Illustration: College of Science

A team of astronomers, including four from Texas A&M University, has discovered that the universe is expanding 5 to 9 percent faster than expected, based on observations with the Hubble Space Telescope.

The surprising result, to be detailed in an upcoming issue of The Astrophysical Journal, represents the most recent advance in a thus-far 11-year study by the SH0ES (Supernova Ho for the Equation of State) Team, founded in 2005 by Nobel Laureate Adam Riess of the Space Telescope Science Institute and The Johns Hopkins University and Texas A&M’s Lucas Macri, an associate professor in the  Department of Physics and Astronomy and member of the George P. and Cynthia Woods Mitchell Institute for Fundamental Physics and Astronomy since 2008.

The project aims to improve the measurement of the current expansion rate of the universe – known as the Hubble constant or Ho after Edwin Hubble, who first measured the expansion of the universe nearly a century ago – to a level of accuracy and precision that allows a better understanding of its composition and ultimate fate. In this latest round of results, the team reduced the uncertainty to an unprecedented level of only 2.4 percent by developing innovative techniques that improved the precision of distance measurements to faraway galaxies.

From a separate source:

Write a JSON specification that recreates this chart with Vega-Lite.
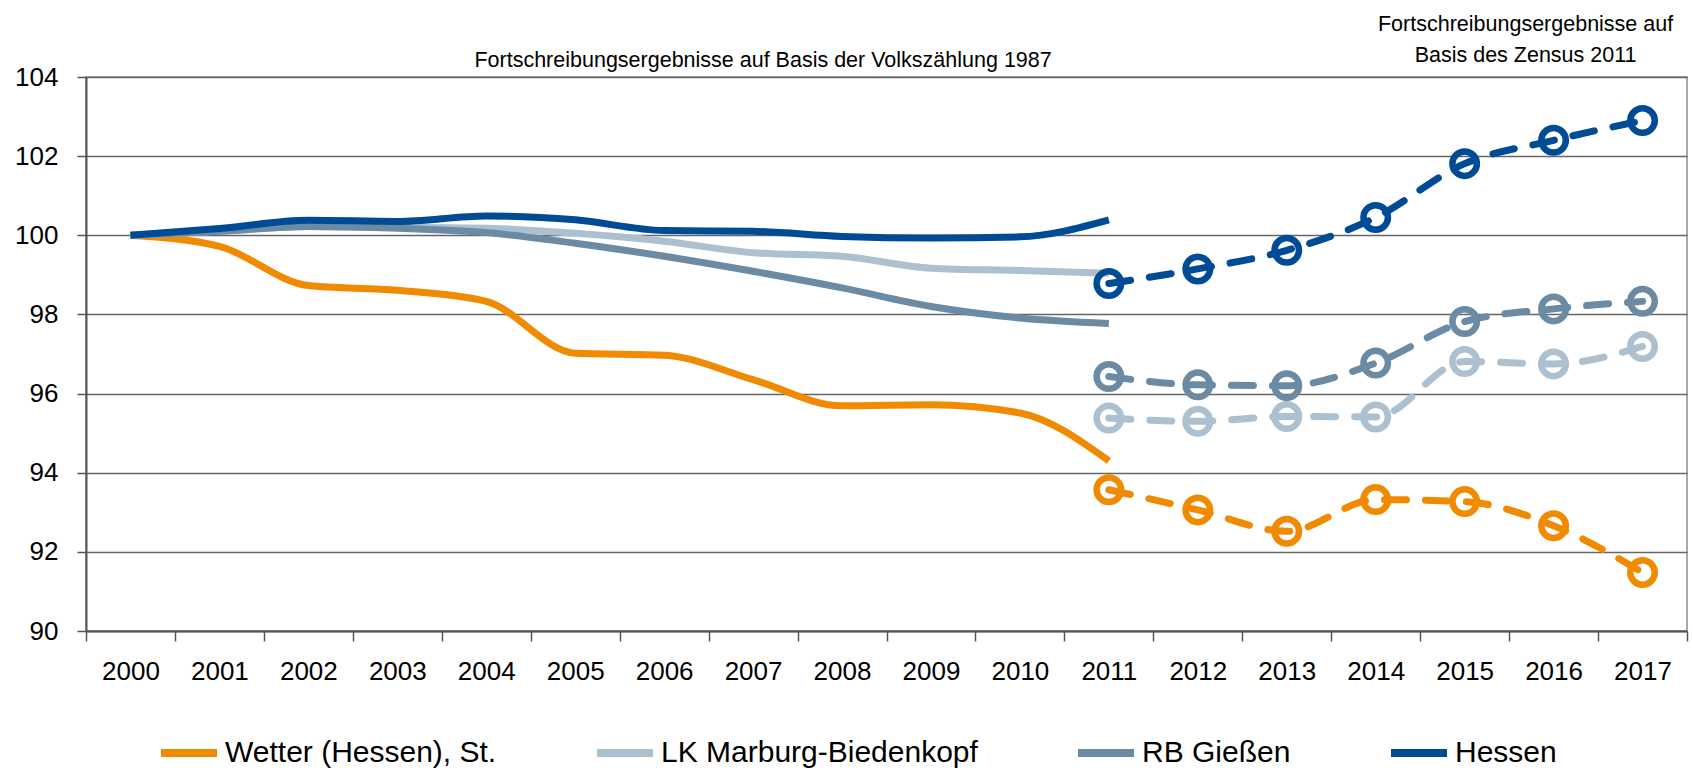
{
  "$schema": "https://vega.github.io/schema/vega-lite/v6.json",
  "width": 1601,
  "height": 554,
  "autosize": {"type": "none"},
  "padding": {"left": 86, "top": 77, "right": 6, "bottom": 141},
  "background": "white",
  "config": {
    "view": {"stroke": "#8c8c8c", "strokeWidth": 1.5},
    "font": "Liberation Sans"
  },
  "datasets": {
    "series": [
      {"year": 2000, "region": "Wetter (Hessen), St.", "basis": "VZ", "value": 100},
      {"year": 2001, "region": "Wetter (Hessen), St.", "basis": "VZ", "value": 99.72},
      {"year": 2002, "region": "Wetter (Hessen), St.", "basis": "VZ", "value": 98.73},
      {"year": 2003, "region": "Wetter (Hessen), St.", "basis": "VZ", "value": 98.61},
      {"year": 2004, "region": "Wetter (Hessen), St.", "basis": "VZ", "value": 98.33},
      {"year": 2005, "region": "Wetter (Hessen), St.", "basis": "VZ", "value": 97.02},
      {"year": 2006, "region": "Wetter (Hessen), St.", "basis": "VZ", "value": 96.97},
      {"year": 2007, "region": "Wetter (Hessen), St.", "basis": "VZ", "value": 96.35},
      {"year": 2008, "region": "Wetter (Hessen), St.", "basis": "VZ", "value": 95.69},
      {"year": 2009, "region": "Wetter (Hessen), St.", "basis": "VZ", "value": 95.72},
      {"year": 2010, "region": "Wetter (Hessen), St.", "basis": "VZ", "value": 95.51},
      {"year": 2011, "region": "Wetter (Hessen), St.", "basis": "VZ", "value": 94.3},
      {"year": 2000, "region": "LK Marburg-Biedenkopf", "basis": "VZ", "value": 100},
      {"year": 2001, "region": "LK Marburg-Biedenkopf", "basis": "VZ", "value": 100.1},
      {"year": 2002, "region": "LK Marburg-Biedenkopf", "basis": "VZ", "value": 100.22},
      {"year": 2003, "region": "LK Marburg-Biedenkopf", "basis": "VZ", "value": 100.2},
      {"year": 2004, "region": "LK Marburg-Biedenkopf", "basis": "VZ", "value": 100.18},
      {"year": 2005, "region": "LK Marburg-Biedenkopf", "basis": "VZ", "value": 100.05},
      {"year": 2006, "region": "LK Marburg-Biedenkopf", "basis": "VZ", "value": 99.85},
      {"year": 2007, "region": "LK Marburg-Biedenkopf", "basis": "VZ", "value": 99.56},
      {"year": 2008, "region": "LK Marburg-Biedenkopf", "basis": "VZ", "value": 99.47},
      {"year": 2009, "region": "LK Marburg-Biedenkopf", "basis": "VZ", "value": 99.17},
      {"year": 2010, "region": "LK Marburg-Biedenkopf", "basis": "VZ", "value": 99.11},
      {"year": 2011, "region": "LK Marburg-Biedenkopf", "basis": "VZ", "value": 99.04},
      {"year": 2000, "region": "RB Gießen", "basis": "VZ", "value": 100},
      {"year": 2001, "region": "RB Gießen", "basis": "VZ", "value": 100.1},
      {"year": 2002, "region": "RB Gießen", "basis": "VZ", "value": 100.22},
      {"year": 2003, "region": "RB Gießen", "basis": "VZ", "value": 100.18},
      {"year": 2004, "region": "RB Gießen", "basis": "VZ", "value": 100.07},
      {"year": 2005, "region": "RB Gießen", "basis": "VZ", "value": 99.8},
      {"year": 2006, "region": "RB Gießen", "basis": "VZ", "value": 99.47},
      {"year": 2007, "region": "RB Gießen", "basis": "VZ", "value": 99.09},
      {"year": 2008, "region": "RB Gießen", "basis": "VZ", "value": 98.67},
      {"year": 2009, "region": "RB Gießen", "basis": "VZ", "value": 98.2},
      {"year": 2010, "region": "RB Gießen", "basis": "VZ", "value": 97.91},
      {"year": 2011, "region": "RB Gießen", "basis": "VZ", "value": 97.77},
      {"year": 2000, "region": "Hessen", "basis": "VZ", "value": 100},
      {"year": 2001, "region": "Hessen", "basis": "VZ", "value": 100.17},
      {"year": 2002, "region": "Hessen", "basis": "VZ", "value": 100.38},
      {"year": 2003, "region": "Hessen", "basis": "VZ", "value": 100.35},
      {"year": 2004, "region": "Hessen", "basis": "VZ", "value": 100.49},
      {"year": 2005, "region": "Hessen", "basis": "VZ", "value": 100.39},
      {"year": 2006, "region": "Hessen", "basis": "VZ", "value": 100.12},
      {"year": 2007, "region": "Hessen", "basis": "VZ", "value": 100.1},
      {"year": 2008, "region": "Hessen", "basis": "VZ", "value": 99.97},
      {"year": 2009, "region": "Hessen", "basis": "VZ", "value": 99.93},
      {"year": 2010, "region": "Hessen", "basis": "VZ", "value": 99.96},
      {"year": 2011, "region": "Hessen", "basis": "VZ", "value": 100.39},
      {"year": 2011, "region": "Wetter (Hessen), St.", "basis": "Zensus", "value": 93.57},
      {"year": 2012, "region": "Wetter (Hessen), St.", "basis": "Zensus", "value": 93.06},
      {"year": 2013, "region": "Wetter (Hessen), St.", "basis": "Zensus", "value": 92.52},
      {"year": 2014, "region": "Wetter (Hessen), St.", "basis": "Zensus", "value": 93.32},
      {"year": 2015, "region": "Wetter (Hessen), St.", "basis": "Zensus", "value": 93.27},
      {"year": 2016, "region": "Wetter (Hessen), St.", "basis": "Zensus", "value": 92.66},
      {"year": 2017, "region": "Wetter (Hessen), St.", "basis": "Zensus", "value": 91.48},
      {"year": 2011, "region": "LK Marburg-Biedenkopf", "basis": "Zensus", "value": 95.38},
      {"year": 2012, "region": "LK Marburg-Biedenkopf", "basis": "Zensus", "value": 95.3},
      {"year": 2013, "region": "LK Marburg-Biedenkopf", "basis": "Zensus", "value": 95.42},
      {"year": 2014, "region": "LK Marburg-Biedenkopf", "basis": "Zensus", "value": 95.41},
      {"year": 2015, "region": "LK Marburg-Biedenkopf", "basis": "Zensus", "value": 96.81},
      {"year": 2016, "region": "LK Marburg-Biedenkopf", "basis": "Zensus", "value": 96.75},
      {"year": 2017, "region": "LK Marburg-Biedenkopf", "basis": "Zensus", "value": 97.19},
      {"year": 2011, "region": "RB Gießen", "basis": "Zensus", "value": 96.43},
      {"year": 2012, "region": "RB Gießen", "basis": "Zensus", "value": 96.22},
      {"year": 2013, "region": "RB Gießen", "basis": "Zensus", "value": 96.2},
      {"year": 2014, "region": "RB Gießen", "basis": "Zensus", "value": 96.77},
      {"year": 2015, "region": "RB Gießen", "basis": "Zensus", "value": 97.82},
      {"year": 2016, "region": "RB Gießen", "basis": "Zensus", "value": 98.14},
      {"year": 2017, "region": "RB Gießen", "basis": "Zensus", "value": 98.33},
      {"year": 2011, "region": "Hessen", "basis": "Zensus", "value": 98.78},
      {"year": 2012, "region": "Hessen", "basis": "Zensus", "value": 99.15},
      {"year": 2013, "region": "Hessen", "basis": "Zensus", "value": 99.62},
      {"year": 2014, "region": "Hessen", "basis": "Zensus", "value": 100.45},
      {"year": 2015, "region": "Hessen", "basis": "Zensus", "value": 101.81},
      {"year": 2016, "region": "Hessen", "basis": "Zensus", "value": 102.4},
      {"year": 2017, "region": "Hessen", "basis": "Zensus", "value": 102.9}
    ],
    "notes": [
      {"label": "Fortschreibungsergebnisse auf Basis der Volkszählung 1987", "year": 2007, "pos": 104.26, "group": "left"},
      {"label": "Fortschreibungsergebnisse auf", "year": 2016, "pos": 105.15, "group": "right"},
      {"label": "Basis des Zensus 2011", "year": 2016, "pos": 104.39, "group": "right"}
    ]
  },
  "encoding": {
    "x": {
      "field": "year",
      "type": "ordinal",
      "scale": {"type": "band", "domain": [2000, 2001, 2002, 2003, 2004, 2005, 2006, 2007, 2008, 2009, 2010, 2011, 2012, 2013, 2014, 2015, 2016, 2017], "paddingInner": 0, "paddingOuter": 0},
      "axis": {
        "title": null,
        "tickBand": "extent",
        "grid": false,
        "labelAngle": 0,
        "domainColor": "#555555",
        "domainWidth": 2,
        "tickColor": "#555555",
        "tickWidth": 1.5,
        "tickSize": 10,
        "labelFont": "Liberation Sans",
        "labelFontSize": 26,
        "labelColor": "#000000",
        "labelPadding": 17
      }
    },
    "y": {
      "field": "value",
      "type": "quantitative",
      "scale": {"domain": [90, 104], "nice": false, "zero": false},
      "axis": {
        "title": null,
        "values": [90, 92, 94, 96, 98, 100, 102, 104],
        "grid": true,
        "gridColor": "#666666",
        "gridWidth": 1.3,
        "domainColor": "#555555",
        "domainWidth": 2,
        "tickColor": "#555555",
        "tickWidth": 1.5,
        "tickSize": 9,
        "labelFont": "Liberation Sans",
        "labelFontSize": 26,
        "labelColor": "#000000",
        "labelPadding": 19
      }
    }
  },
  "layer": [
    {
      "data": {"name": "series"},
      "transform": [{"filter": "datum.basis === 'VZ'"}],
      "mark": {"type": "line", "strokeWidth": 7, "interpolate": "monotone"},
      "encoding": {
        "color": {
          "field": "region",
          "type": "nominal",
          "scale": {
            "domain": ["Wetter (Hessen), St.", "LK Marburg-Biedenkopf", "RB Gießen", "Hessen"],
            "range": ["#F08A00", "#ADC0D0", "#6B8BA5", "#004B96"]
          },
          "legend": {
            "orient": "none",
            "legendX": 71,
            "legendY": 644,
            "direction": "horizontal",
            "title": null,
            "symbolType": "stroke",
            "symbolSize": 3136,
            "symbolStrokeWidth": 8,
            "labelFont": "Liberation Sans",
            "labelFontSize": 30,
            "labelColor": "#000000",
            "labelLimit": 800,
            "labelOffset": 4,
            "columnPadding": 84
          }
        }
      }
    },
    {
      "data": {"name": "series"},
      "transform": [{"filter": "datum.basis === 'Zensus'"}],
      "mark": {"type": "line", "strokeWidth": 7, "interpolate": "monotone", "strokeDash": [22, 19], "strokeCap": "round"},
      "encoding": {
        "color": {"field": "region", "type": "nominal", "legend": null}
      }
    },
    {
      "data": {"name": "series"},
      "transform": [{"filter": "datum.basis === 'Zensus'"}],
      "mark": {"type": "point", "shape": "circle", "filled": false, "size": 600, "strokeWidth": 6.5, "opacity": 1},
      "encoding": {
        "color": {"field": "region", "type": "nominal", "legend": null}
      }
    },
    {
      "data": {"name": "notes"},
      "transform": [{"filter": "datum.group === 'left'"}],
      "mark": {"type": "text", "font": "Liberation Sans", "fontSize": 21.5, "color": "#000000", "align": "center", "baseline": "alphabetic", "dx": 10},
      "encoding": {
        "y": {"field": "pos", "type": "quantitative"},
        "text": {"field": "label"}
      }
    },
    {
      "data": {"name": "notes"},
      "transform": [{"filter": "datum.group === 'right'"}],
      "mark": {"type": "text", "font": "Liberation Sans", "fontSize": 21.5, "color": "#000000", "align": "center", "baseline": "alphabetic", "dx": -28},
      "encoding": {
        "y": {"field": "pos", "type": "quantitative"},
        "text": {"field": "label"}
      }
    }
  ]
}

“This surprising finding may be an important clue to understanding those mysterious parts of the universe that make up 95 percent of everything and don’t emit light, such as dark energy, dark matter and dark radiation,” Riess said.

The team looked for galaxies containing both Cepheid stars and white-dwarf supernovae. Cepheid stars pulsate at rates that correspond to their true brightness, which can be compared with their apparent brightness as seen from Earth to accurately determine their distance. White-dwarf supernovae, another commonly used cosmic yardstick, are exploding stars that flare with the same brightness and are brilliant enough to be seen from relatively longer distances. By measuring about 2,400 Cepheid stars in 19 galaxies and comparing the observed brightness of both types of stars, the team accurately measured their true brightness and calculated distances to roughly 300 supernovae in far-flung galaxies.

The team compared those distances with the expansion of space as measured by the stretching of light from receding galaxies to calculate an improved Hubble constant value of 73.2 kilometers per second per megaparsec. (A megaparsec equals 3.26 million light-years.) The new value means the distance between cosmic objects will double in another 9.8 billion years.

Three Texas A&M Astronomy group members in addition to Macri played a part in the team’s refining progress. Postdoctoral fellow Samantha Hoffmann led the analysis of visible-light observations that resulted in the discovery and homogeneous characterization of the Cepheids. Graduate student Wenlong Yuan contributed to those efforts, studying the images of one of those galaxies and also analyzing ground-based infrared images of Cepheids in the Milky Way. Postdoctoral fellow Peter Brown also provided observations of some of the supernovae from NASA’s Swift satellite.

Riess notes that this refined calibration presents a puzzle, given that it does not quite match the expansion rate predicted for the universe from its trajectory seen shortly after the Big Bang. Measurements of the afterglow from the Big Bang by NASA’s Wilkinson Microwave Anisotropy Probe (WMAP) and the European Space Agency’s Planck satellite mission yield predictions which are 5 and 9 percent smaller, respectively.

“If we know the initial amounts of stuff in the universe and we have the physics correct, then you can go from a measurement at the time shortly after the Big Bang and use that understanding to predict how fast the Universe should be expanding today,” Riess said. “However, if this discrepancy holds up, it appears we may not have the right understanding, and it changes how big the Hubble constant should be today.”